Un dernier Vargas acheté le jour même de sa parution, dévoré en deux jours et pas de note écrite dans la foulée. A vrai dire, parce que je ne savais quoi en dire, ce qui fait que quelques mois après, j’en sais encore moins. J’attendais que ça décante ou fasse pschitt, et finalement, rien ne bouge. Mais comme il faut bien que je finisse par ranger ce livre dans les nouvelles étagères prévues à cet effet, tant pis pour la clarté de ma pensée …
Je n’arrive donc pas à me faire une idée claire : je suis déçue ou je ne suis pas déçue ? Ben non, pas complètement, mais il y a quand même un peu de ça … Déjà, parce que je me pose la question, or, normalement, moi Vargas, je gobe. J’avale tout, les errances adamsbergiennes, les tribulations obscures de l’enquête, le bestiaire qui tourne à la ménagerie fantasque, les intrigues foutraques qui retombent malgré tout sur leurs pattes bancales.
Comme d’habitude, on part ici de loin et de pas grand chose. Une histoire de lettre postée in-extrémis avant le faux suicide de l’émettrice, une vieille dame, Alice Gauthier. Une vieille femme sans histoire aucune. Le destinataire lui-même ne la connaissait pas. Amédé Masfauré, qu’il s’appelle et Alice lui annonce des révélations sur la mort de sa mère, dix ans auparavant. A Amédé, on lui avait dit qu’elle était morte de froid sur une île rocher, lors d’un voyage en Irlande. Pour l’Islande, c’est sûr, la mort aussi, le froid aussi, le rocher, pareil, mais c’est sur le « morte de … » qu’Alice veut se libérer de certaines confidences, avant de mourir (parce qu’avant qu’elle se suicide pour de faux, elle était déjà condamnée, en fait). Ce qui fait que une condamnée à mort qui se suicide avant d’avoir fait ses révélations qu’elle voulait faire in-extrémis encore, et qui plus est sans avoir terminé son puzzle de mille pieces reproduisant un tableau de Corot, alors qu’elle avait commencé par le ciel, et que le ciel, c’est le plus dur, c’est louche …
Après, bon, ben après cette constatation digne des circonvolutions policières peu orthodoxes des vagabondages à la Vargas, ça se complique, à cause de Robespierre et du démon de l’île islandaise qui appelle Adamsberg du plus profond de sa voix maléfique … Et de deux ou trois autres trucs que je vous passe dont une histoire de signe runique et de guillotine … Un mélange improbable, donc, dont Vargas sait tirer les ficelles, sans qu’on y croit une seconde, ce qui n’a aucune importance, tellement on se régale, normalement.
Normalement.
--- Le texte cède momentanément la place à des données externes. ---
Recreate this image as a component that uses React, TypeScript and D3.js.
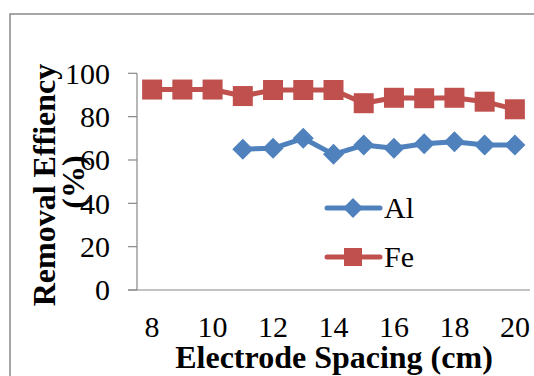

Mais j’ai le régal qui a coincé. D’abord, à cause des dialogues, si efficaces chez Vargas d’ordinaire, tant ils ne sont pas informatifs, plutôt loufoques et décalés et parfaitement jouissifs. Et bien, là, ils sonnent fabriqués, ils cherchent le bon mot, la bonne chute, le bon décalage, et ils se voient y arriver, comme si Vargas se regardait les écrire.
Mais, il y a pire, elle a touché à Danglard. Danglard, c’est mon nounours en plume, l’encyclopédie faite homme, l’assurance anti tangage qui se noie dans le vin blanc pour rester droit …Que le fidèle des fidèles d’Adamsberg, se sente tenté par la trahison, je n’ai pas aimé. Mais vraiment pas. Pourquoi pas faire de Camille une amoureuse transie, tant qu’on y est ?!
Donc, paradoxale, je suis, j’avoue … Déçue que Vargas fasse du Vargas et déçue qu’elle sorte un personnage de ses rails … Je vais juste attendre le prochain du coup. Mais promis, si Adamsberg devient cohérent, je me fendrai d’une ridicule lettre de protestation véhémente et désespérée.